India's Energy Mix Diversification Strategy
India's energy security policy is built on two simultaneous tracks: diversifying the geography of oil suppliers to reduce concentration risk, and diversifying energy sources through rapid renewable scale-up to reduce dependence on oil altogether.
- India's top crude suppliers (approximate FY 2025 shares): Russia (~40%), Iraq (~18%), Saudi Arabia (~15%), UAE (~7%), USA (~4%).
- India is one of the few large economies that maintains commercial ties with both Russia and the Western bloc — a "strategic autonomy" posture on energy.
- Renewable energy target: 500 GW non-fossil fuel capacity by 2030; India crossed 50% clean-capacity share in 2025.

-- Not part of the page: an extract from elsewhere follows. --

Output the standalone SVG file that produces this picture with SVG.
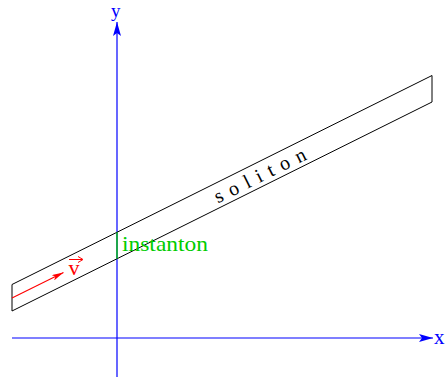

- India is also building long-term LNG import infrastructure to diversify away from pipeline-dependent gas arrangements.
- India's Hydrocarbon Vision 2047 sets explicit targets for reducing import dependence through domestic production, coal gasification, and green hydrogen.
Connection to this news: Russia's role as India's energy backstop during the 2026 Hormuz crisis is both a short-term supply solution and a demonstration of why India's multi-supplier diversification strategy has paid off — while simultaneously highlighting that over-reliance on any single alternative supplier creates its own dependencies.
Key Facts & Data
- Russia's share of India's crude imports: under 2% pre-2022; rose to 43.2% by June 2024.
- Russia + China: absorbed ~80% of Russia's total 2025 oil exports.
- G7/EU price cap on Russian crude: $60/barrel (introduced December 2022).
- ESPO pipeline: ~4,740 km, Taishet (Siberia) to Kozmino (Pacific coast).
- Payment mechanism for Russian oil: primarily UAE dirham (AED) via Emirati intermediaries; some yuan (CNY) settlements.
- Rupee-Rouble mechanism: explored but largely failed due to illiquidity of rupee balances for Russia.
- Indian state refiner buyers: IOCL, BPCL, HPCL.
- India's crude import bill FY 2024–25: USD 137 billion.
- India imports ~87–90% of crude oil requirements.
- India's top crude suppliers (FY 2025): Russia, Iraq, Saudi Arabia, UAE, USA.